Metal-enhanced fluorescence of fluoroquinolones (FQs) was first observed in aqueous solutions. In addition, a new type of silver nanoparticles (AgNP) was synthesized with simple and easy synthetic processes and environmentally friendly compounds. The effects of different concentrations of AgNPs on the fluorescence behaviours of ciprofloxacin (CIP), enrofloxacin (ENR) and lomefloxacin (LMF) in aqueous solutions were investigated, respectively. The experimental results demonstrated that the fluorescence peak shapes and the locations of the features in the excitation and emission spectra for each FQ that was mixed with AgNPs were almost the same as those of the standard FQs. An enhancement or quenching of the fluorescence can also be observed, depending on the exact conditions. Compared with the identical control samples that lack AgNPs, the fluorescence of each FQ in aqueous solutions was greatly enhanced by AgNPs with concentrations at a volume ratio of 5%. Moreover, at the optimum AgNP concentration, novel sensitive fluorometric methods for the separate determination of trace amounts of CIP, ENR and LMF in aqueous solutions were established. Under optimal experimental conditions, the linear dynamic ranges for the determination of CIP, ENR and LMF concentrations varied from 0.025 to 1.0 mg L-1, 5.0 to 160 ng L-1 and 0.01 to 0.8 mg L-1, and the limits of detection were 90, 5 and 6 ng L-1, respectively; the relative standard deviation was less than 1.2% (n = 9). The experimental recovery results for the determination of CIP, ENR and LMF in aqueous solutions ranged from 99% to 102%, 90% to 103% and 92% to 107%, respectively.

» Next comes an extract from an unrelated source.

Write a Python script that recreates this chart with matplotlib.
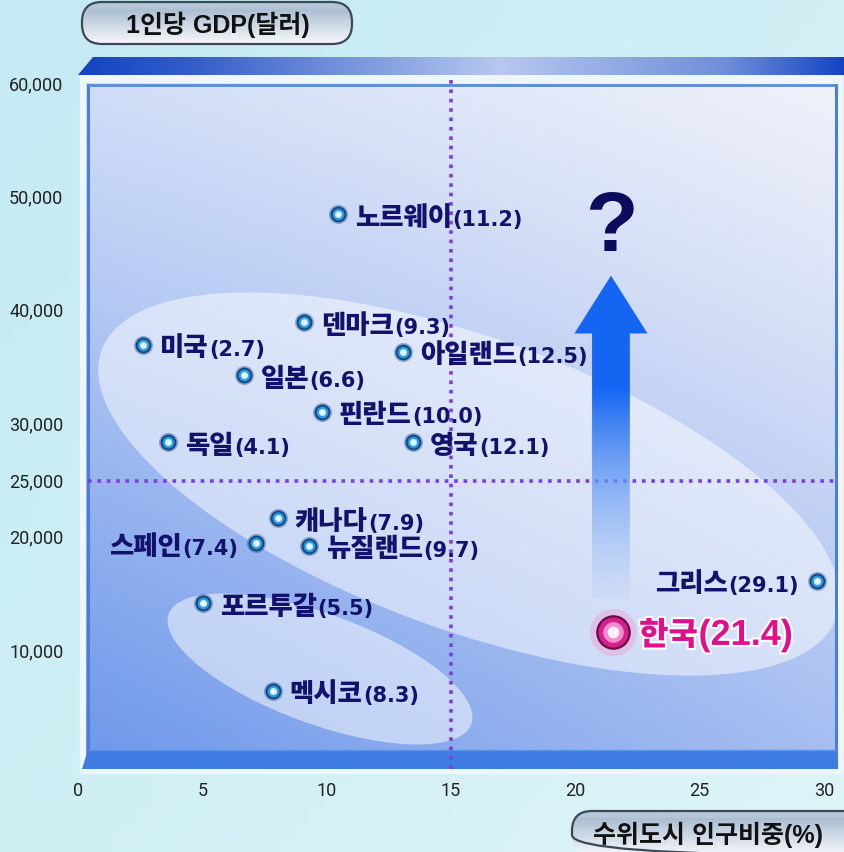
import numpy as np
import matplotlib.pyplot as plt
from matplotlib.patches import Ellipse, Polygon, FancyBboxPatch
from matplotlib.colors import to_rgb
import matplotlib.patheffects as pe

plt.rcParams['font.family'] = ['Liberation Sans', 'Noto Sans CJK KR']

# data: 수위도시 인구비중(%) vs 1인당 GDP(달러)
countries = ['노르웨이', '덴마크', '미국', '아일랜드', '일본', '핀란드', '독일', '영국',
             '캐나다', '스페인', '뉴질랜드', '그리스', '포르투갈', '멕시코']
pct_text = ['11.2', '9.3', '2.7', '12.5', '6.6', '10.0', '4.1', '12.1',
            '7.9', '7.4', '9.7', '29.1', '5.5', '8.3']
urban_share = [10.45, 9.09, 2.61, 13.07, 6.67, 9.81, 3.62, 13.47,
               8.04, 7.16, 9.29, 29.7, 5.03, 7.84]
gdp = [48500, 39000, 37000, 36400, 34300, 31100, 28400, 28400,
       21700, 19500, 19300, 16200, 14200, 6500]
left_labels = ['스페인', '그리스']

korea_name = '한국'
korea_pct = '21.4'
korea_x = 21.5
korea_y = 11700

xticks = [0, 5, 10, 15, 20, 25, 30]
yticks = [10000, 20000, 25000, 30000, 40000, 50000, 60000]
x_ref = 15
y_ref = 25000

W, H = 845, 853
fig = plt.figure(figsize=(W / 100, H / 100), dpi=100)

# background layer in pixel coordinates
bg = fig.add_axes([0, 0, 1, 1])
bg.set_xlim(0, W)
bg.set_ylim(H, 0)
bg.axis('off')


def grad2d(h, w, tl, tr, bl, br):
    u = np.linspace(0, 1, w)[None, :, None]
    v = np.linspace(0, 1, h)[:, None, None]
    tl, tr, bl, br = [np.array(to_rgb(c))[None, None, :] for c in (tl, tr, bl, br)]
    top = tl * (1 - u) + tr * u
    bot = bl * (1 - u) + br * u
    return top * (1 - v) + bot * v


bg.imshow(grad2d(60, 60, '#c4eaf3', '#d2eff6', '#cfeff5', '#def5f8'),
          extent=(0, W, H, 0), aspect='auto', zorder=0)

# panel
bg.add_patch(plt.Rectangle((80, 76), 762, 698, color='#eef6fb', zorder=1))
panel = grad2d(200, 200, '#c6d6f6', '#f0f1f9', '#6e97ea', '#a4bdf1')
v = np.linspace(0, 1, 200)[:, None, None]
panel = panel * (1 - 0.25 * (1 - v) ** 2) + np.array(to_rgb('#f2f4fb')) * 0.25 * (1 - v) ** 2
bg.imshow(panel, extent=(86, 837, 770, 84), aspect='auto', zorder=2)

# top band
band = Polygon([(78, 76), (93, 58), (845, 58), (845, 76)], closed=True,
               transform=bg.transData, facecolor='none', edgecolor='none')
bg.add_patch(band)
bx = np.linspace(0, 1, 300)
bcol = np.interp(bx, [0, 0.15, 0.55, 0.85, 1], [0.0, 0.2, 1.0, 0.55, 0.0])
c0, c1 = np.array(to_rgb('#1443c2')), np.array(to_rgb('#b8c8ee'))
band_img = (c0[None, :] * (1 - bcol[:, None]) + c1[None, :] * bcol[:, None])[None, :, :]
im = bg.imshow(band_img, extent=(78, 845, 76, 58), aspect='auto', zorder=3)
im.set_clip_path(band)

# frame lines
bg.plot([88, 88], [86, 768], color='#4a7fd2', lw=2.2, zorder=6)
bg.plot([836, 836], [86, 768], color='#4a7fd2', lw=2.2, zorder=6)
bg.plot([88, 836], [86, 86], color='#5a8ad6', lw=2, zorder=6)
bg.add_patch(Polygon([(88, 751), (836, 751), (838, 770), (82, 770)], closed=True,
                     facecolor='#3f7ce2', edgecolor='none', zorder=6))
bg.plot([88, 836], [751, 751], color='#5b92ea', lw=1, zorder=6)

# soft white groupings
bg.add_patch(Ellipse((469, 485), 782, 292, angle=20, facecolor='white', alpha=0.5,
                     edgecolor='none', zorder=4))
bg.add_patch(Ellipse((320, 670), 322, 110, angle=20, facecolor='white', alpha=0.5,
                     edgecolor='none', zorder=4))

# axis title pills
for (x0, y0, w, h, tx, txt) in [(82, 3, 270, 42, 218, '1인당 GDP(달러)'),
                                (572, 812, 290, 44, 708, '수위도시 인구비중(%)')]:
    pill = FancyBboxPatch((x0, y0), w, h, boxstyle='round,pad=0,rounding_size=20',
                          transform=bg.transData, facecolor='none',
                          edgecolor='#3c4858', lw=1.6, zorder=8)
    bg.add_patch(pill)
    g = grad2d(50, 10, '#9cb2ca', '#9cb2ca', '#f6f8fb', '#f6f8fb')
    g[:8] = np.array(to_rgb('#b5c6d8'))
    gi = bg.imshow(g, extent=(x0, x0 + w, y0 + h, y0), aspect='auto', zorder=7)
    gi.set_clip_path(pill)
    bg.text(tx, y0 + h / 2 + 1, txt, ha='center', va='center',
            fontsize=18, fontweight='bold', color='#111111', zorder=9)

# data axes
ax = fig.add_axes([88 / W, (H - 770) / H, (836 - 88) / W, (770 - 80) / H])
xlim = ((88 - 78) / 24.87, (836 - 78) / 24.87)
ylim = ((765.4 - 770) / 11.34 * 1000, (765.4 - 80) / 11.34 * 1000)
ax.axis('off')
ax.set_facecolor('none')

ax.axhline(y_ref, color='#7a3fe0', lw=2.6, linestyle=(0, (1, 1.6)), zorder=3)
ax.axvline(x_ref, color='#7a3fe0', lw=2.6, linestyle=(0, (1, 1.6)), zorder=3)

for t in xticks:
    ax.text(t, -0.03, str(t), transform=ax.get_xaxis_transform(), ha='center', va='center',
            fontsize=13, color='#222222', clip_on=False, family='Roboto')
for t in yticks:
    ax.text(-0.033, t, f'{t:,}', transform=ax.get_yaxis_transform(), ha='right', va='center',
            fontsize=13, color='#222222', clip_on=False, family='Roboto')

# arrow with gradient
arrow_x, arrow_y0, arrow_y1 = 21.43, 14600, 43100
shaft_hw, head_hw, head_len = 0.76, 1.47, 5100
arrow = Polygon([(arrow_x - shaft_hw, arrow_y0), (arrow_x - shaft_hw, arrow_y1 - head_len),
                 (arrow_x - head_hw, arrow_y1 - head_len), (arrow_x, arrow_y1),
                 (arrow_x + head_hw, arrow_y1 - head_len), (arrow_x + shaft_hw, arrow_y1 - head_len),
                 (arrow_x + shaft_hw, arrow_y0)], closed=True, transform=ax.transData,
                facecolor='none', edgecolor='none')
ax.add_patch(arrow)
av = np.linspace(0, 1, 200)
a_t = np.clip((av - 0.35) / 0.65, 0, 1)[:, None]
ca, cb = np.array(to_rgb('#1466f2')), np.array(to_rgb('#c8d8f6'))
arr_img = np.zeros((200, 1, 4))
arr_img[:, 0, :3] = ca * (1 - a_t) + cb * a_t
arr_img[:, 0, 3] = 1 - 0.6 * a_t[:, 0]
aim = ax.imshow(arr_img, extent=(arrow_x - head_hw, arrow_x + head_hw, arrow_y0, arrow_y1),
                aspect='auto', zorder=4)
aim.set_clip_path(arrow)
ax.set_xlim(*xlim)
ax.set_ylim(*ylim)
ax.text(arrow_x, 47300, '?', ha='center', va='center', fontsize=62,
        fontweight='bold', color='#0c0c5c', zorder=5)

# country points
ax.scatter(urban_share, gdp, s=190, color='#0a3a78', alpha=0.35, lw=0, zorder=5)
ax.scatter(urban_share, gdp, s=130, color='#0b4686', lw=0, zorder=6)
ax.scatter(urban_share, gdp, s=75, color='#2e94d6', lw=0, zorder=7)
ax.scatter(urban_share, gdp, s=28, color='#b8ecff', lw=0, zorder=8)
ax.scatter(urban_share, gdp, s=8, color='white', lw=0, zorder=9)

name_kw = dict(textcoords='offset points', va='baseline', fontsize=19, fontweight=900,
               color='#12126c', family='Noto Sans CJK JP', zorder=10)
num_kw = dict(textcoords='offset points', va='baseline', fontsize=15, fontweight='bold',
              color='#12126c', family='DejaVu Sans', zorder=10)
for name, p, x, y in zip(countries, pct_text, urban_share, gdp):
    if name in left_labels:
        num = ax.annotate(f'({p})', (x, y), xytext=(-13, -7.5), ha='right', **num_kw)
        ax.annotate(name, (0, y), xycoords=(num, 'data'), xytext=(-0.5, -7.5),
                    ha='right', **name_kw)
    else:
        nm = ax.annotate(name, (x, y), xytext=(12, -7.5), ha='left', **name_kw)
        ax.annotate(f'({p})', (1, y), xycoords=(nm, 'data'), xytext=(0.5, -7.5),
                    ha='left', **num_kw)

# Korea
ax.scatter([korea_x], [korea_y], s=1150, color='#f58ccb', alpha=0.35, lw=0, zorder=6)
ax.scatter([korea_x], [korea_y], s=620, color='#6e0a44', lw=0, zorder=7)
ax.scatter([korea_x], [korea_y], s=470, color='#d4218e', lw=0, zorder=8)
ax.scatter([korea_x], [korea_y], s=220, color='#f68ccc', lw=0, zorder=9)
ax.scatter([korea_x], [korea_y], s=70, color='#fff2fa', lw=0, zorder=10)
kor_fx = [pe.withStroke(linewidth=3, foreground='white')]
kn = ax.annotate(korea_name, (korea_x, korea_y), xytext=(19, -9.5), textcoords='offset points',
                 ha='left', va='baseline', fontsize=23, fontweight=900, color='#e0108c',
                 family='Noto Sans CJK JP', zorder=11, path_effects=kor_fx)
ax.annotate(f'({korea_pct})', (1, korea_y), xycoords=(kn, 'data'), xytext=(0.5, -9.5),
            textcoords='offset points', ha='left', va='baseline', fontsize=26,
            fontweight='bold', color='#e0108c', family='Liberation Sans', zorder=11,
            path_effects=kor_fx)

fig.savefig('out.png', dpi=100)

Compared with the established method in which no AgNPs were added, the quantitation limits of the silver nanoparticle-enhanced fluorometric methods were approximately 2-fold lower for CIP, 2.6-fold lower for ENR and 4-fold lower for LMF. Significantly, the novel silver nanoparticle-enhanced fluorometric methods were successfully applied to directly determine CIP, ENR and LMF concentrations in pharmaceutical preparations, demonstrating the methods' advantages of simplicity, sensitivity and low cost.